2.      Dalam kasus perzinaan, justru akan kita temukan syarat yang ketat sekali. Yaitu adanya pengakuan yang jelas dari pelaku, atau dengan adanya empat saksi mata yang melihat secara langsung kejadian tersebut. Dan mayoritas yuris Islam mensyaratkan, tidak boleh adanya perbedaan dalam pengakuan keempat saksi tersebut. Ketika syarat tersebut terpenuhi, maka hukum had dilaksanakan, alasannya adalah bukan karena kelakuan pelaku tersebut saja, akan tetapi adalah karena sifat buruk yang telah menodai masyarakat. Sehingga hal ini harus segera dicegah dengan hukuman agar tak merembet membakar moral masyarakat yang lain.
3.      Dalam kasus kriminal yang tak ada had nya, maka kebijakan diserahkan pada hakim muslim dengan batasan tidak boleh melebihi had tertentu. Dan dalam hal ini harus diselaraskan dengan ruang dan waktu serta nilai-nilai positif semua masyarakat.
b.      Syari’at Islam dan kebijakan perekonomian
Lebih lanjut, tentang tuntutan mereka yang menganggap bahwa banyak hukum Islam sudah tidak relevan dan harus diganti, sebagaimana tuntutan mereka tentang pelegalan riba dalam hukum ekonomi dengan pertimbangan maslahah, dengan kesimpulan akhir bahwa sangat tidak pas kalau syari’at Islam diterapkan untuk Indonesia yang sedang membangun ekonomi, karena Islam mengharamkan riba.
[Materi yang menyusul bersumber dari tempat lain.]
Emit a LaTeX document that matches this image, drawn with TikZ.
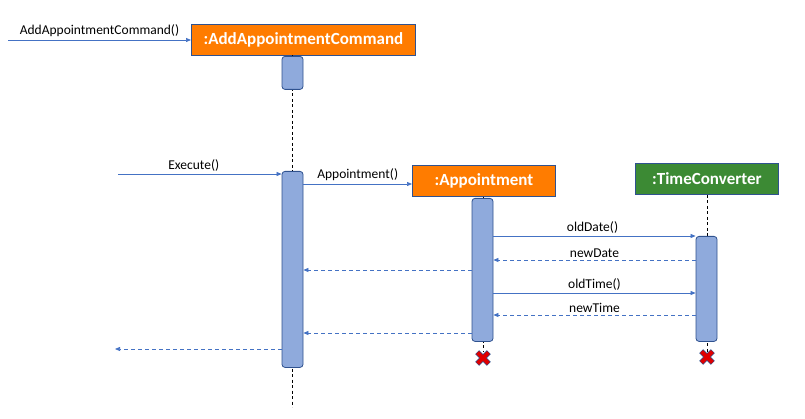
\documentclass[tikz,border=0pt]{standalone}
\usepackage{fontspec}
\setmainfont{Carlito}
\usetikzlibrary{arrows.meta,calc}
\definecolor{msgblue}{HTML}{4472C4}
\definecolor{edgeblue}{HTML}{2F528F}
\definecolor{barfill}{HTML}{8FAADC}
\definecolor{objorange}{HTML}{FF7C00}
\definecolor{objgreen}{HTML}{3C8A34}
\definecolor{xred}{HTML}{E00000}
\tikzset{
  objbox/.style={draw=edgeblue, line width=0.8pt, text=white, font=\fontsize{17}{19}\selectfont\bfseries, inner sep=0pt, minimum height=31pt},
  actbar/.style={draw=edgeblue, line width=0.8pt, fill=barfill, rounded corners=3pt, minimum width=21pt, inner sep=0pt, anchor=north},
  lifeline/.style={dashed, dash pattern=on 3pt off 2.5pt, line width=0.8pt, black},
  call/.style={msgblue, line width=0.7pt, -{Triangle[length=5pt,width=4pt]}},
  reply/.style={msgblue, line width=0.7pt, dash pattern=on 4pt off 3pt, -{Triangle[length=5pt,width=4pt]}},
  lbl/.style={font=\fontsize{13.5}{15}\selectfont, text=black, inner sep=2.5pt, above},
}
\newcommand{\redx}[1]{%
  \draw[edgeblue, line width=5.6pt] ($(#1)+(-5.8,-5.8)$) -- ($(#1)+(5.8,5.8)$) ($(#1)+(-5.8,5.8)$) -- ($(#1)+(5.8,-5.8)$);
  \draw[xred, line width=4pt] ($(#1)+(-5.4,-5.4)$) -- ($(#1)+(5.4,5.4)$) ($(#1)+(-5.4,5.4)$) -- ($(#1)+(5.4,-5.4)$);}
\begin{document}
\begin{tikzpicture}[x=1pt, y=-1pt]
\useasboundingbox (0,0) rectangle (805,419);
% objects
\node[objbox, fill=objorange, minimum width=224pt, anchor=north west] (cmd) at (191,24) {:AddAppointmentCommand};
\node[objbox, fill=objorange, minimum width=143pt, anchor=north west] (appt) at (412,165) {:Appointment};
\node[objbox, fill=objgreen, minimum width=143pt, anchor=north west] (tc) at (635,163) {:TimeConverter};
% lifelines
\coordinate (cmdend) at (292,407);
\coordinate (apptx) at (483,352);
\coordinate (tcx) at (707,352);
\draw[lifeline] (292,55) -- (cmdend);
\draw[lifeline] (appt.south -| apptx) -- (apptx);
\draw[lifeline] (tc.south -| tcx) -- (tcx);
% activation bars
\node[actbar, minimum height=33pt] (b0) at (292.5,56) {};
\node[actbar, minimum height=196pt] (b1) at (292.5,171) {};
\node[actbar, minimum height=143pt] (b2) at (482.5,198) {};
\node[actbar, minimum height=105pt] (b3) at (706.5,236) {};
% destruction marks
\coordinate (x2) at (483,358);
\coordinate (x3) at (707,357);
\redx{x2}
\redx{x3}
% free ends
\coordinate (s0) at (8,40);
\coordinate (s1) at (118,174);
\coordinate (r0) at (115,349);
% messages
\draw[call] (s0) -- node[lbl] {AddAppointmentCommand()} (cmd.west |- s0);
\draw[call] (s1) -- node[lbl, xshift=-6pt] {Execute()} (b1.west |- s1);
\coordinate (y1) at (0,184);
\draw[call] (b1.east |- y1) -- node[lbl] {Appointment()} (appt.west |- y1);
\coordinate (y2) at (0,236);
\draw[call] (b2.east |- y2) -- node[lbl, xshift=-2pt] {oldDate()} (b3.west |- y2);
\coordinate (y3) at (0,260);
\draw[reply] (b3.west |- y3) -- node[lbl] {newDate} (b2.east |- y3);
\coordinate (y4) at (0,270);
\draw[reply] (b2.west |- y4) -- (b1.east |- y4);
\coordinate (y5) at (0,293);
\draw[call] (b2.east |- y5) -- node[lbl] {oldTime()} (b3.west |- y5);
\coordinate (y6) at (0,315);
\draw[reply] (b3.west |- y6) -- node[lbl] {newTime} (b2.east |- y6);
\coordinate (y7) at (0,333);
\draw[reply] (b2.west |- y7) -- (b1.east |- y7);
\draw[reply] (b1.west |- r0) -- (r0);
\end{tikzpicture}
\end{document}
Propaganda pelegalan riba dalam hukum ekonomi adalah salah fatal, karena sudah sangat jelas ditegaskan dalam hukum perekonomian bahwa uang tidak bisa dilahirkan dari uang, tapi uang adalah sesuatu yang terlahir dari manfa’at yang dihasilkan. Terlebih lagi pengambilan alasan (‘Illat) pengharaman riba adalah karena bertentangan dengan nilai sosial (‘Irfaq), sehingga mereka berkesimpulan bahwa yang diharamkan adalah praktek hutang konsumtif saja, tidak pada hutang produktif. Dengan mengusung asumsi bahwa praktek riba pada zaman jahiliah adalah hanya pada hutang konsumtif saja.
Analisa diatas jelas salah, karena jika alasan riba bertolak dari unsur belas kasih, maka, yang terjadi malah sebaliknya. Justru ketika kita menahan diri dari memberikan hutang kepada orang yang membutuhkan, itu adalah tindakan yang sangat bertentangan dengan nilai sosial. Jadi sebenarnya pengharaman riba adalah berangkat dari aplikasi kaidah perekonomian itu sendiri. Sedangkan nilai-nilai sosial adalah pesan akhlak yang sangat dianjurkan agama, namun bukan alasan pengharaman riba. Para Yuris dimasa sahabat dan seterusnya juga tak pernah satupun dari mereka yang mengatakan bahwa karena alasan nilai sosial maka riba hanya diharamkan dalam hutang konsumtif saja, tidak pada hutang produktif, padahal kapabelitas mereka tidak kita ragukan lagi, sebagaimana yang bisa kita baca dari catatan historis Islam yang banyak disekitar kita.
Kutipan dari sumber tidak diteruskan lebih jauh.